Caring for and about university legacy medical collections
Background
This project responds to the complex challenges of caring for and about university legacy collections. Universities internationally are being forced to reckon with legacies of their colonial pasts and histories including the use of bodies of the disenfranchised dead as resources. In Ireland, the Human Tissue (Transplantation, Post-Mortem, Anatomical Examination and Public Display) Act 2024 brings further urgency to these challenges due to its requirements that any “storage, handling, transportation, disposal or return” of human bodies or body parts must “have due regard to the dignity, bodily integrity and privacy of the deceased person.”
The goals of the project are to:
- bring feminist and decolonial ideas about care and decolonisation of the university into conversation with legal and bioethical debates about the dead, and medical museum debates about the pedagogical and research potentials of legacy collections.
- foster new collaborations involving researchers from the social sciences, humanities, law and medicine, members of the public, and museum specialists.
Research questions
- What are the current approaches to and challenges facing care of legacy medical collections in Ireland?
- What are the new challenges of caring for these collections posed by the 2024 Human Tissue Act?

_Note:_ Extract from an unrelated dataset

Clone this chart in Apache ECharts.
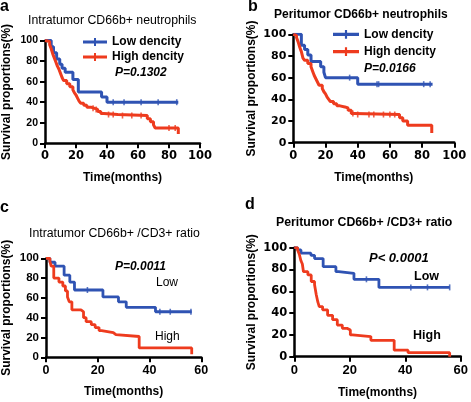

- How/can the combined insights of different disciplinary and public debates about care of the dead body and body parts help us to re-imagine more careful and just futures for legacy medical collections?
Activities
Project activities include interdisciplinary workshops that will review current approaches to and challenges facing care of legacy medical collections in Ireland and internationally, and consider how feminist decolonial theorising and activism encourage us to rethink that care; site visits to legacy collections in University College Cork, Trinity College Dublin, Royal College of Physicians of Ireland, and the National Museum of Ireland; preliminary collaborative case study research with a 19th century pathology collection in UCC into its history of use and possible futures.
The Interdisciplinary Research Team at UCC
Dr. Órla O’Donovan (School of Applied Social Studies, UCC), Professor Louise Burke (Department of Pathology, University College Cork), Professor Mary Donnelly (School of Law, University College Cork), Dr. Barra O’Donnabhain, (Department of Archaeology, University College Cork), Dr. Róisín O’Gorman, (Department of Theatre, University College Cork).